Lalu di sanalah saya berada sekarang. Mencari air-air supaya masuk ke cangkir karena berpikir, di sinilah hakikat air seharusnya berada. Bersenang-senang di dalam cangkir kita dengan air-air yang sama dalam cangkir yang sama, kemudian terbutakan akan angin, rerumputan, bebatuan, duri, dan pepohonan; dan menamakan dirinya Benar.
Ada banyak hal yang menjaga keairan si air-air yang tida berada dalam cangkir tadi. Bahkan ketika tidak di dalam cangkir, air-air itu bisa menjadi berkat bagi sesama dengan mengairi persawahan warga yang kesulitan panen, memandikan anak-anak di lingkungan yang kumuh, mengisi kerongkongan para pekerja yang kelelahan, menyejukkan pengemis yang kehausan, dan berkat-berkat lain yang bisa dilakukan si air tanpa harus membawa papan nama 'Aku air', tapi mampu menjadikan hakikat eksistensinya sebagai air dengan menjadi sesuatu bagi orang lain di luar cangkirnya. Bahkan, dengan tidak bisa lepas dari si cangkir, si air jadi enggak bisa melakukan sesuatu di luar cangkir, mau menjadi berkat tapi syaratnya harus ada di dalam cangkir. wew, liberalizing the faith and secularizing it are two whole different things!
Saya gelisah oleh karenanya.
*
Mungkin saya yang terlalu sekuler ya? Bukan, saya bukan ateis, bukan agnostis, bukan deis. Saya bertuhan dan beragama. Tapi saya tidak suka dengan label-label agama karena label agamalah yang menjadikan Palestina menderita, terorisme bergeliatan, NII bergerilya: yang menjadikan kita runtuh dalam kebanggaan kita yang salah kaprah.
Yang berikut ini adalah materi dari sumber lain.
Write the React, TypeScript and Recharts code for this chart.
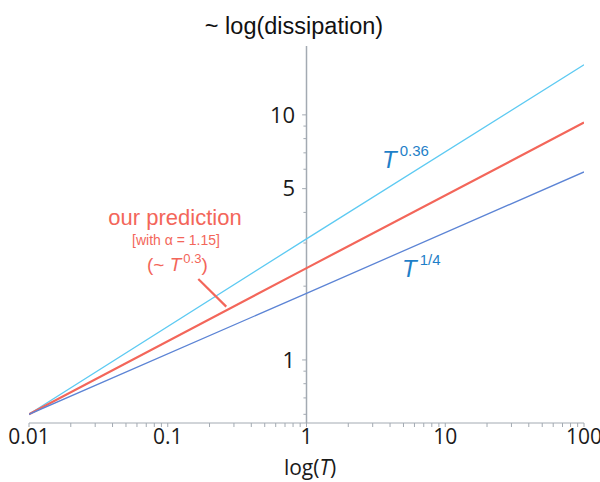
import { Customized, Line, LineChart, ReferenceLine, XAxis, YAxis } from "recharts";

const T_VALUES = [0.01, 1, 100];
const FIT_036 = [0.6, 3.12, 16.0];
const PREDICTION = [0.6, 2.37, 9.3];
const FIT_QUARTER = [0.6, 1.87, 5.85];

const X_MAJOR = [0.01, 0.1, 1, 10, 100];
const X_MINOR = [
  0.02, 0.03, 0.04, 0.05, 0.06, 0.07, 0.08, 0.09,
  0.2, 0.3, 0.4, 0.5, 0.6, 0.7, 0.8, 0.9,
  2, 3, 4, 5, 6, 7, 8, 9,
  20, 30, 40, 50, 60, 70, 80, 90,
];
const Y_MAJOR = [1, 5, 10];
const Y_MINOR = [0.6, 0.7, 0.8, 0.9, 2, 3, 4, 6, 7, 8, 9];

const POINTER = [
  { x: 0.166, y: 2.14 },
  { x: 0.264, y: 1.65 },
];

const AXIS = "#a3aab2";
const CYAN = "#5dcaf2";
const RED = "#f3665a";
const BLUE = "#5c84d5";
const LABEL_BLUE = "#1f7fc8";
const SANS = "Arial, 'Liberation Sans', sans-serif";
const TICK_FONT = "'Open Sans', 'Noto Sans', sans-serif";

const data = T_VALUES.map((T, i) => ({
  T,
  fit036: FIT_036[i],
  prediction: PREDICTION[i],
  fitQuarter: FIT_QUARTER[i],
}));

function Annotations() {
  return (
    <g>
      <text x={294} y={34} textAnchor="middle" fontSize={23.5} fontFamily={SANS} fill="#111">
        ~ log(dissipation)
      </text>

      <text x={175} y={225} textAnchor="middle" fontSize={22} fontFamily={SANS} fill={RED}>
        our prediction
      </text>
      <text x={176} y={245} textAnchor="middle" fontSize={14} fontFamily={SANS} fill={RED}>
        [with α = 1.15]
      </text>
      <text x={147} y={271} fontSize={19} fontFamily={SANS} fill={RED}>
        (~ <tspan fontStyle="italic">T</tspan>
        <tspan fontSize={13} dy={-8} dx={2}>0.3</tspan>
        <tspan dy={8}>)</tspan>
      </text>

      <text x={382} y={168} fontSize={24} fontFamily={SANS} fill={LABEL_BLUE}>
        <tspan fontStyle="italic">T</tspan>
        <tspan fontSize={15} dx={3} dy={-12}>0.36</tspan>
      </text>
      <text x={402} y={277} fontSize={24} fontFamily={SANS} fill={LABEL_BLUE}>
        <tspan fontStyle="italic">T</tspan>
        <tspan fontSize={15} dx={3} dy={-12}>1/4</tspan>
      </text>
    </g>
  );
}

export default function App() {
  return (
    <div style={{ position: "absolute", left: 0, top: 0 }}>
      <LineChart width={600} height={482} data={data} margin={{ top: 46, right: 16, bottom: 0, left: 29 }}>
        <XAxis
          dataKey="T"
          type="number"
          scale="log"
          domain={[0.01, 100]}
          allowDataOverflow
          ticks={[...X_MAJOR, ...X_MINOR]}
          interval={0}
          tickFormatter={(v: number) => (X_MAJOR.includes(v) ? String(v) : "")}
          height={59}
          stroke={AXIS}
          tickSize={4}
          tick={{ fontSize: 21, fontFamily: TICK_FONT, fill: "#1a1a1a" }}
          label={{
            content: () => (
              <text x={310} y={475} textAnchor="middle" fontSize={21} fontFamily={TICK_FONT} fill="#1a1a1a">
                log(<tspan fontStyle="italic">T</tspan>)
              </text>
            ),
          }}
        />
        <YAxis hide type="number" scale="log" domain={[0.553, 19.1]} allowDataOverflow />

        <ReferenceLine x={1} stroke={AXIS} strokeWidth={1.5} />
        {Y_MINOR.map((v) => (
          <ReferenceLine
            key={`ym-${v}`}
            segment={[{ x: 0.95, y: v }, { x: 1, y: v }]}
            stroke={AXIS}
            strokeWidth={1}
          />
        ))}
        {Y_MAJOR.map((v) => (
          <ReferenceLine
            key={`yM-${v}`}
            segment={[{ x: 0.93, y: v }, { x: 1, y: v }]}
            stroke={AXIS}
            strokeWidth={1}
            label={{ value: String(v), position: "left", offset: 7, fontSize: 22, fontFamily: TICK_FONT, fill: "#1a1a1a" }}
          />
        ))}

        <Line dataKey="fit036" type="linear" stroke={CYAN} strokeWidth={1.3} dot={false} isAnimationActive={false} />
        <Line dataKey="prediction" type="linear" stroke={RED} strokeWidth={2.2} dot={false} isAnimationActive={false} />
        <Line dataKey="fitQuarter" type="linear" stroke={BLUE} strokeWidth={1.3} dot={false} isAnimationActive={false} />

        <ReferenceLine segment={POINTER} stroke={RED} strokeWidth={2.2} />
        <Customized component={Annotations} />
      </LineChart>
    </div>
  );
}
Atau mungkin saya yang terlalu idealis? Saya hanya bersikap logis. Saya enggan menjadi fideis.
Ada banyak hal yang tidak saya mengerti dari agama, mungkin karena Tuhan terlalu tak sama dengan kita sehingga kita tidak kunjung mengerti dan tidak kunjung mendapati titik komprehensif dalam memahami-Nya. Atau mungkin saja, kita, manusia, yang terlalu sombong dan berpikir masing-masing adalah yang paling benar.
Saya ingat kata-kata Farida Susanty di bukunya "Karena Kita Tidak Kenal":
"Siapa sih Tuhan buat lo? Paling juga Tuhan cuma orang asing buat lo, kayak orang-orang lain. Yang gila agama. Yang ngelakuin ritual ini itu tapi nggak ngerti juga mereka nyembah siapa."